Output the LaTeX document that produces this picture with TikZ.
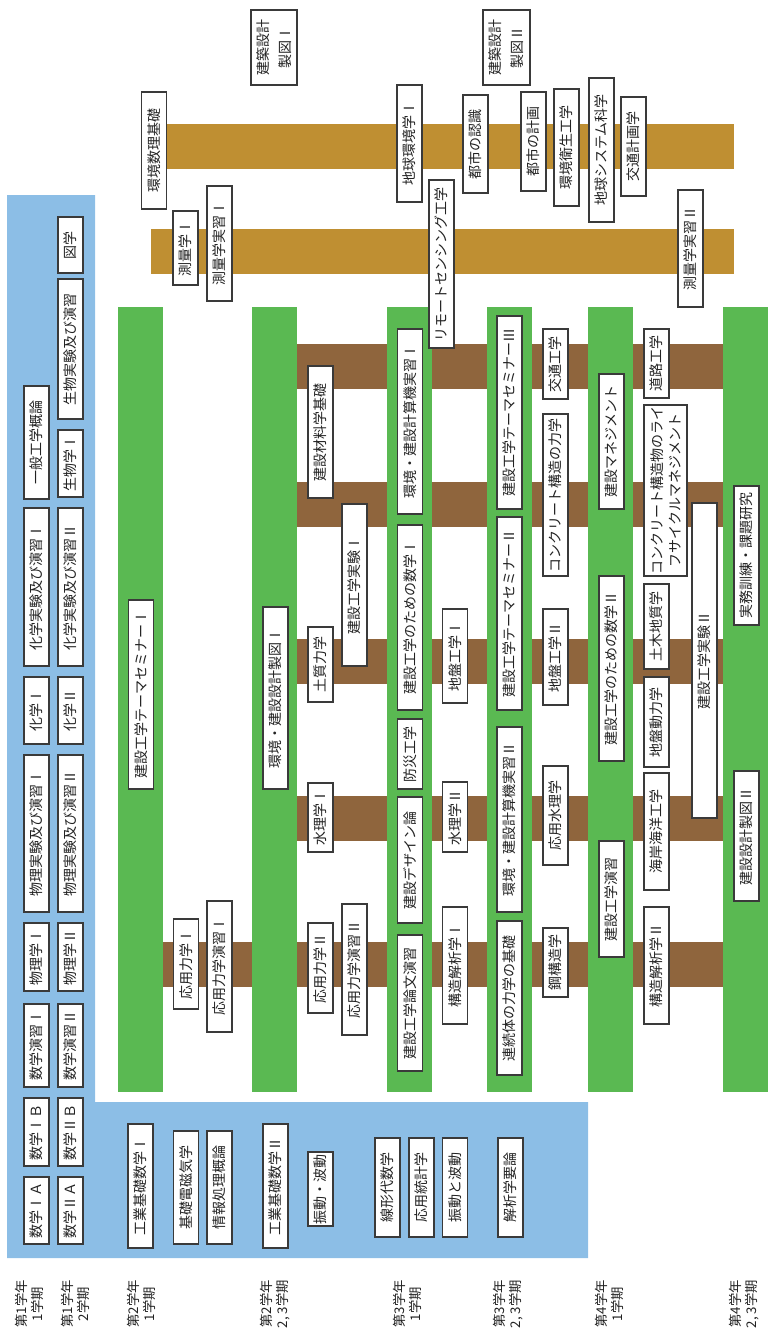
\documentclass[tikz,border=0pt]{standalone}
\usepackage{fontspec}
\newfontfamily\jpfont{Noto Sans CJK JP}
\usepackage{xcolor}
\definecolor{areaBlue}{HTML}{8CBEE6}
\definecolor{termGreen}{HTML}{5AB952}
\definecolor{linkBrown}{HTML}{8F653D}
\definecolor{linkGold}{HTML}{BF8F32}
\definecolor{boxLine}{HTML}{3A3A3A}
\definecolor{darkText}{HTML}{222222}
\tikzset{
    % subject boxes, text running bottom to top
    subject/.style={
        draw=boxLine,
        line width=0.9pt,
        fill=white,
        rotate=90,
        font=\jpfont\fontsize{10.5}{12.5}\selectfont,
        text=darkText,
        inner sep=0pt,
        align=center,
        minimum height=25*0.75pt,
    },
    % box length along the text, in pixels of the sheet
    tall/.style={minimum width=#1*0.75pt},
    wide/.style={minimum height=#1*0.75pt},
    % semester labels under the chart
    term/.style={
        rotate=90,
        align=center,
        text=darkText,
        font=\jpfont\fontsize{10}{12}\selectfont,
    },
    termbar/.style={fill=termGreen},
    link/.style={fill=linkBrown},
    survey/.style={fill=linkGold},
}

\begin{document}
\begin{tikzpicture}[x=0.75pt, y=-0.75pt]
    \useasboundingbox (0,0) rectangle (768,1335);

    % common subjects area
    \fill[areaBlue] (7,195) -- (95,195) -- (95,1102) -- (588,1102)
        -- (588,1258) -- (7,1258) -- cycle;

    % survey links
    \fill[survey] (160,124) rectangle (734,169);
    \fill[survey] (151,229) rectangle (734,274);

    % links between terms
    \foreach \y in {344,482,639,796}
        \fill[link] (297,\y) rectangle (723,\y+45);
    \fill[link] (163,942) rectangle (723,987);

    % terms
    \foreach \x in {118,252,387,487,588,723}
        \fill[termbar] (\x,307) rectangle (\x+45,1092);

    % 1st year
    \node (math1a) [subject, tall=67] at (36.5,1210.5) {数学ⅠＡ};
    \node (math2a) [subject, tall=67] at (70.5,1210.5) {数学ⅡＡ};
    \node (math1b) [subject, tall=68] at (36.5,1132) {数学ⅠＢ};
    \node (math2b) [subject, tall=68] at (70.5,1132) {数学ⅡＢ};
    \node (mathex1) [subject, tall=83] at (36.5,1045.5) {数学演習Ⅰ};
    \node (mathex2) [subject, tall=83] at (70.5,1045.5) {数学演習Ⅱ};
    \node (phys1) [subject, tall=68] at (36.5,957) {物理学Ⅰ};
    \node (phys2) [subject, tall=68] at (70.5,957) {物理学Ⅱ};
    \node (physlab1) [subject, tall=157] at (36.5,833.5) {物理実験及び演習Ⅰ};
    \node (physlab2) [subject, tall=157] at (70.5,833.5) {物理実験及び演習Ⅱ};
    \node (chem1) [subject, tall=67] at (36.5,710.5) {化学Ⅰ};
    \node (chem2) [subject, tall=67] at (70.5,710.5) {化学Ⅱ};
    \node (chemlab1) [subject, tall=158] at (36.5,587) {化学実験及び演習Ⅰ};
    \node (chemlab2) [subject, tall=158] at (70.5,587) {化学実験及び演習Ⅱ};
    \node (geneng) [subject, tall=113] at (36.5,442.5) {一般工学概論};
    \node (bio1) [subject, tall=67] at (70.5,463.5) {生物学Ⅰ};
    \node (biolab) [subject, tall=140] at (70.5,349) {生物実験及び演習};
    \node (drawing) [subject, tall=56] at (70.5,245) {図学};

    % common subjects, later years
    \node (engmath1) [subject, tall=124] at (140.5,1186) {工業基礎数学Ⅰ};
    \node (emag) [subject, tall=113] at (186,1187.5) {基礎電磁気学};
    \node (infoproc) [subject, tall=113] at (219.5,1187.5) {情報処理概論};
    \node (engmath2) [subject, tall=124] at (275.5,1186) {工業基礎数学Ⅱ};
    \node (vibwave) [subject, tall=74] at (320.5,1189) {振動・波動};
    \node (linalg) [subject, tall=99] at (387.5,1187.5) {線形代数学};
    \node (appstat) [subject, tall=99] at (421.5,1187.5) {応用統計学};
    \node (vibwave2) [subject, tall=99] at (455,1187.5) {振動と波動};
    \node (analysis) [subject, tall=99] at (510.5,1187.5) {解析学要論};

    % 2nd year
    \node (seminar1) [subject, tall=189] at (141,694.5) {建設工学テーマセミナーⅠ};
    \node (mech1) [subject, tall=90] at (186,964) {応用力学Ⅰ};
    \node (mechex1) [subject, tall=131] at (219.5,966.5) {応用力学演習Ⅰ};
    \node (design1) [subject, tall=182] at (275.5,698) {環境・建設設計製図Ⅰ};
    \node (material) [subject, tall=132] at (320.5,432) {建設材料学基礎};
    \node (lab1) [subject, tall=162] at (354.5,585) {建設工学実験Ⅰ};
    \node (soil) [subject, tall=75] at (320.5,664.5) {土質力学};
    \node (hydro1) [subject, tall=69] at (320.5,817.5) {水理学Ⅰ};
    \node (mech2) [subject, tall=90] at (320.5,968) {応用力学Ⅱ};
    \node (mechex2) [subject, tall=131] at (354.5,969.5) {応用力学演習Ⅱ};

    % 3rd year
    \node (comp1) [subject, tall=185] at (410,421.5) {環境・建設計算機実習Ⅰ};
    \node (cemath1) [subject, tall=185] at (410,617.5) {建設工学のための数学Ⅰ};
    \node (disaster) [subject, tall=70] at (410,754) {防災工学};
    \node (cdesign) [subject, tall=126] at (410,860) {建設デザイン論};
    \node (thesis) [subject, tall=136] at (410,1003) {建設工学論文演習};
    \node (geotech1) [subject, tall=94] at (455,656) {地盤工学Ⅰ};
    \node (hydro2) [subject, tall=70] at (455,817) {水理学Ⅱ};
    \node (struct1) [subject, tall=117] at (455,965.5) {構造解析学Ⅰ};
    \node (seminar3) [subject, tall=193] at (509.5,412.5) {建設工学テーマセミナーⅢ};
    \node (seminar2) [subject, tall=193] at (509.5,613.5) {建設工学テーマセミナーⅡ};
    \node (comp2) [subject, tall=185] at (509.5,819.5) {環境・建設計算機実習Ⅱ};
    \node (continuum) [subject, tall=154] at (509.5,998) {連続体の力学の基礎};
    \node (traffic) [subject, tall=70] at (555.5,364) {交通工学};
    \node (concrete) [subject, tall=162] at (555.5,495) {コンクリート構造の力学};
    \node (geotech2) [subject, tall=96] at (555.5,657) {地盤工学Ⅱ};
    \node (apphydro) [subject, tall=99] at (555.5,815.5) {応用水理学};
    \node (steel) [subject, tall=69] at (555.5,962.5) {鋼構造学};

    % 4th year
    \node (manage) [subject, tall=135] at (611.5,441.5) {建設マネジメント};
    \node (cemath2) [subject, tall=185] at (611.5,668.5) {建設工学のための数学Ⅱ};
    \node (ceex) [subject, tall=116] at (611.5,899) {建設工学演習};
    \node (road) [subject, tall=69] at (656.5,363.5) {道路工学};
    \node (lifecycle) [subject, tall=171, wide=43] at (665.5,490.5)
        {コンクリート構造物のライ\\[1pt]フサイクルマネジメント};
    \node (geology) [subject, tall=85] at (656.5,626.5) {土木地質学};
    \node (soildyn) [subject, tall=90] at (656.5,722) {地盤動力学};
    \node (coast) [subject, tall=117] at (656.5,831.5) {海岸海洋工学};
    \node (struct2) [subject, tall=117] at (656.5,965.5) {構造解析学Ⅱ};
    \node (lab2) [subject, tall=315] at (704.5,660.5) {建設工学実験Ⅱ};
    \node (research) [subject, tall=139] at (746.5,555.5) {実務訓練・課題研究};
    \node (design2) [subject, tall=130] at (746.5,836) {建設設計製図Ⅱ};

    % subjects from other courses
    \node (arch1) [subject, tall=75, wide=46] at (274,47.5) {建築設計\\[4pt]製図Ⅰ};
    \node (arch2) [subject, tall=75, wide=47] at (506.5,47.5) {建築設計\\[4pt]製図Ⅱ};
    \node (envmath) [subject, tall=117] at (154,150.5) {環境数理基礎};
    \node (survey1) [subject, tall=74] at (185.5,248) {測量学Ⅰ};
    \node (surveyex1) [subject, tall=115] at (219.5,243.5) {測量学実習Ⅰ};
    \node (earthenv) [subject, tall=117] at (409.5,143.5) {地球環境学Ⅰ};
    \node (remote) [subject, tall=168] at (441.5,264) {リモートセンシング工学};
    \node (city1) [subject, tall=98] at (475.5,144) {都市の認識};
    \node (city2) [subject, tall=99] at (533.5,141.5) {都市の計画};
    \node (sanitary) [subject, tall=117] at (566.5,147.5) {環境衛生工学};
    \node (earthsys) [subject, tall=144] at (601.5,150) {地球システム科学};
    \node (transplan) [subject, tall=99] at (633.5,146.5) {交通計画学};
    \node (surveyex2) [subject, tall=117] at (690.5,248.5) {測量学実習Ⅱ};

    % semesters
    \node (y1s1) [term] at (29,1304) {第1学年\\1学期};
    \node (y1s2) [term] at (75,1304) {第1学年\\2学期};
    \node (y2s1) [term] at (141,1304) {第2学年\\1学期};
    \node (y2s23) [term] at (275,1304) {第2学年\\2, 3学期};
    \node (y3s1) [term] at (407,1304) {第3学年\\1学期};
    \node (y3s23) [term] at (508,1304) {第3学年\\2, 3学期};
    \node (y4s1) [term] at (609,1304) {第4学年\\1学期};
    \node (y4s23) [term] at (744,1304) {第4学年\\2, 3学期};
\end{tikzpicture}
\end{document}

GIVEN REQUEST :: Exactly restate the lines from the beginning of the data through the line with "(\x,307) rectangle (\x+45,1092);", and no others, keeping pictures out.

ANSWER TO THE TASK ::
Output the LaTeX document that produces this picture with TikZ.
\documentclass[tikz,border=0pt]{standalone}
\usepackage{fontspec}
\newfontfamily\jpfont{Noto Sans CJK JP}
\usepackage{xcolor}
\definecolor{areaBlue}{HTML}{8CBEE6}
\definecolor{termGreen}{HTML}{5AB952}
\definecolor{linkBrown}{HTML}{8F653D}
\definecolor{linkGold}{HTML}{BF8F32}
\definecolor{boxLine}{HTML}{3A3A3A}
\definecolor{darkText}{HTML}{222222}
\tikzset{
    % subject boxes, text running bottom to top
    subject/.style={
        draw=boxLine,
        line width=0.9pt,
        fill=white,
        rotate=90,
        font=\jpfont\fontsize{10.5}{12.5}\selectfont,
        text=darkText,
        inner sep=0pt,
        align=center,
        minimum height=25*0.75pt,
    },
    % box length along the text, in pixels of the sheet
    tall/.style={minimum width=#1*0.75pt},
    wide/.style={minimum height=#1*0.75pt},
    % semester labels under the chart
    term/.style={
        rotate=90,
        align=center,
        text=darkText,
        font=\jpfont\fontsize{10}{12}\selectfont,
    },
    termbar/.style={fill=termGreen},
    link/.style={fill=linkBrown},
    survey/.style={fill=linkGold},
}

\begin{document}
\begin{tikzpicture}[x=0.75pt, y=-0.75pt]
    \useasboundingbox (0,0) rectangle (768,1335);

    % common subjects area
    \fill[areaBlue] (7,195) -- (95,195) -- (95,1102) -- (588,1102)
        -- (588,1258) -- (7,1258) -- cycle;

    % survey links
    \fill[survey] (160,124) rectangle (734,169);
    \fill[survey] (151,229) rectangle (734,274);

    % links between terms
    \foreach \y in {344,482,639,796}
        \fill[link] (297,\y) rectangle (723,\y+45);
    \fill[link] (163,942) rectangle (723,987);

    % terms
    \foreach \x in {118,252,387,487,588,723}
        \fill[termbar] (\x,307) rectangle (\x+45,1092);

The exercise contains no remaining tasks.